▶ **Exercise directions**:
Skipping all pictures, set down the lines of the listing from the first through the one with "from matplotlib.ticker import MultipleLocator".

▶ **Stored data**:
**********

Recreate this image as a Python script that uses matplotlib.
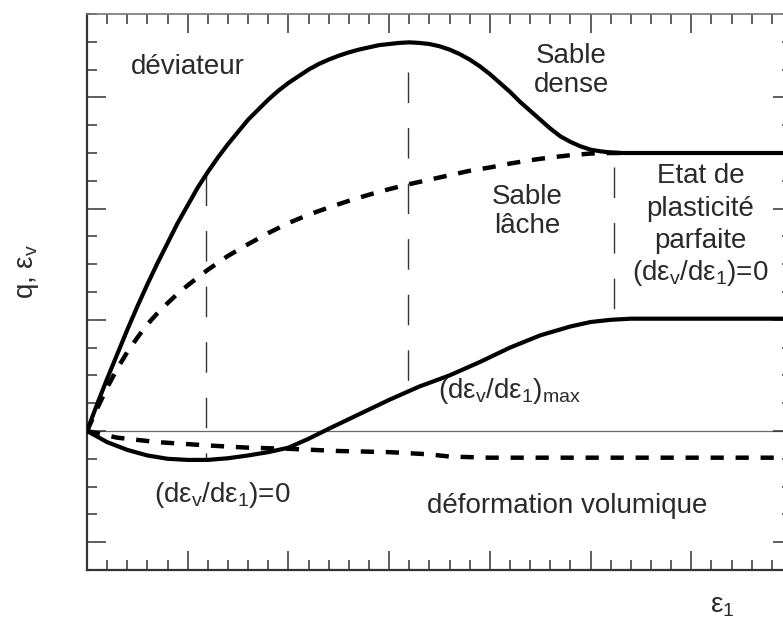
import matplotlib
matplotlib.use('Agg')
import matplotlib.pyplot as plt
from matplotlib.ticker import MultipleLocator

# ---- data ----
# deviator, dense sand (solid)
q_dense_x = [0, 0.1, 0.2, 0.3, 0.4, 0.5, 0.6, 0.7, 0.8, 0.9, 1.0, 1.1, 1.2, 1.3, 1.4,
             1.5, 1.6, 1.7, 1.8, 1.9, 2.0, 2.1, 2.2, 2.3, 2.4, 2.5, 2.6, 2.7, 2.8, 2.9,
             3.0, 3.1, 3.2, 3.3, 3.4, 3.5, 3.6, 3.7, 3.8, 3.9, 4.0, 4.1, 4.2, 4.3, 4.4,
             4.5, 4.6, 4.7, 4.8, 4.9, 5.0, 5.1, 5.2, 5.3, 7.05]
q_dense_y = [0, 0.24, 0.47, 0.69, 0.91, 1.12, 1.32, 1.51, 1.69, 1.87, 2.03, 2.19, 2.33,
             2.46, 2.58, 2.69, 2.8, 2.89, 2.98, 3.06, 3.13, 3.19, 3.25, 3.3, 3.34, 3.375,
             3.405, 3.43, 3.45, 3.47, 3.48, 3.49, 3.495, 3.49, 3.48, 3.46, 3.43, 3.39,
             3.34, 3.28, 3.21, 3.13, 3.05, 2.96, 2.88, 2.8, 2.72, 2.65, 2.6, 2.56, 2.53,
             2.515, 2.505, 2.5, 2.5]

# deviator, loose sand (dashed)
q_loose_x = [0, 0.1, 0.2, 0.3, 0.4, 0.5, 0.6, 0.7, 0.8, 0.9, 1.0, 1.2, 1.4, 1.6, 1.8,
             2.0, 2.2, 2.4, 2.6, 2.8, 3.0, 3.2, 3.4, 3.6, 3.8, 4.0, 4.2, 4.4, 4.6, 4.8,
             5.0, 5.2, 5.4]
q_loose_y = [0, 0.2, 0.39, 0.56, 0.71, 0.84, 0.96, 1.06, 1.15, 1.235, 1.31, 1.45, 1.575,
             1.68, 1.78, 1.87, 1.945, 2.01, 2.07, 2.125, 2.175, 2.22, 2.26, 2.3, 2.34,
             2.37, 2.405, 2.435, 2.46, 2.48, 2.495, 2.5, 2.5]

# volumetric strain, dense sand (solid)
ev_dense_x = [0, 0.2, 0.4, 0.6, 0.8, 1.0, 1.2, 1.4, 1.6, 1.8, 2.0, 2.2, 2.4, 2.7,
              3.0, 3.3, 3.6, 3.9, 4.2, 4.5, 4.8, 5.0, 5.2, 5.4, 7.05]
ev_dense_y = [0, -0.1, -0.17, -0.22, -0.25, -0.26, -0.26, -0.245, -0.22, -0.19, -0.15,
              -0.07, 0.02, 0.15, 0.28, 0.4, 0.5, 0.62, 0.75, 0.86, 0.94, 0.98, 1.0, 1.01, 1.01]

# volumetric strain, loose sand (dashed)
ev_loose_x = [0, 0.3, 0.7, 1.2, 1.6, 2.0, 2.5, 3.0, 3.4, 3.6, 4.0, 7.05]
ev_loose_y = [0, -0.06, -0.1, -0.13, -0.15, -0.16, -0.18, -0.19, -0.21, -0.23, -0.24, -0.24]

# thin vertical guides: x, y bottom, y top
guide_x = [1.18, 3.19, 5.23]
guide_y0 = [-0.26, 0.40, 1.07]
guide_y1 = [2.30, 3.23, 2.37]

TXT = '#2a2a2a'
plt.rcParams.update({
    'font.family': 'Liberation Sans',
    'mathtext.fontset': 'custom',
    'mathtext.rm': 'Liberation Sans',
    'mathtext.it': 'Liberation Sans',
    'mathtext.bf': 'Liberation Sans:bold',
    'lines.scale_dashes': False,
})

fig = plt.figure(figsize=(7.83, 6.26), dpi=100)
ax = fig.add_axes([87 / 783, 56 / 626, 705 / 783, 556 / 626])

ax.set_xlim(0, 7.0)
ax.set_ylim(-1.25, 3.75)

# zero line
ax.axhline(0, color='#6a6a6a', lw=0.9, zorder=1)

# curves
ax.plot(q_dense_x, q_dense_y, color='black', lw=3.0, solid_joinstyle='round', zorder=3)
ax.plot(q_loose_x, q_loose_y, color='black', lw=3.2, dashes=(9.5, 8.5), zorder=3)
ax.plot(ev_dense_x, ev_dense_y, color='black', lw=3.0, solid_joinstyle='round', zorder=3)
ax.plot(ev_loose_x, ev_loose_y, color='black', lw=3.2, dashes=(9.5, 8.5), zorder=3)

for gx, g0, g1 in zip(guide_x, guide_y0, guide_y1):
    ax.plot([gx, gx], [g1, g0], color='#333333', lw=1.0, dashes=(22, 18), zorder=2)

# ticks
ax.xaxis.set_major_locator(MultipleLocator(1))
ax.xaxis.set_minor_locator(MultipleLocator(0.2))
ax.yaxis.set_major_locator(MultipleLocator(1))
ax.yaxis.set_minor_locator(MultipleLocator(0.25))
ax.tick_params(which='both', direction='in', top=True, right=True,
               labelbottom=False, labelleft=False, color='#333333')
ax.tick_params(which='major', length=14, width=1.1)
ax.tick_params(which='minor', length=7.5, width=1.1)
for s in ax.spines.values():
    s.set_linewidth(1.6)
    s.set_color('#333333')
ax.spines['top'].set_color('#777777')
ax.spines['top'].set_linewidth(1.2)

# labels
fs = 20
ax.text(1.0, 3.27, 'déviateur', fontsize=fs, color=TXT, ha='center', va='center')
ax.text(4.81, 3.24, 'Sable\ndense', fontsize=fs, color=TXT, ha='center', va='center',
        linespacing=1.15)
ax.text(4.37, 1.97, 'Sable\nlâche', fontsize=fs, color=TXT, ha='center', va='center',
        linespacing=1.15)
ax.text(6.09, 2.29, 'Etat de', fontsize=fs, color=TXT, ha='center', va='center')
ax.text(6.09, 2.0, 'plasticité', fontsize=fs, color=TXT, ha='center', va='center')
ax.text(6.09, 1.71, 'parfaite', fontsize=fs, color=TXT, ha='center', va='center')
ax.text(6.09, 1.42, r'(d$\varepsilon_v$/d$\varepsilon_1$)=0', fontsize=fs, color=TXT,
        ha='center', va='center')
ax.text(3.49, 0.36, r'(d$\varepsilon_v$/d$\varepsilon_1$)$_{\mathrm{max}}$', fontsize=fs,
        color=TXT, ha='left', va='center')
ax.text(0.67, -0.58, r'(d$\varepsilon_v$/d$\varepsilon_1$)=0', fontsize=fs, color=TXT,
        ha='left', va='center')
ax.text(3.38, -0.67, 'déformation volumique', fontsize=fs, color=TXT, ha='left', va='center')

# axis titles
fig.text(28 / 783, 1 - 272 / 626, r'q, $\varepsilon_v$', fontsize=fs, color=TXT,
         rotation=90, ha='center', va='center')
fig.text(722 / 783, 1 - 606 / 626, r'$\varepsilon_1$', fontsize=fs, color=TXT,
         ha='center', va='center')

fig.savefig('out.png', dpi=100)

**********

▶ **Complete answer**:
Recreate this image as a Python script that uses matplotlib.
import matplotlib
matplotlib.use('Agg')
import matplotlib.pyplot as plt
from matplotlib.ticker import MultipleLocator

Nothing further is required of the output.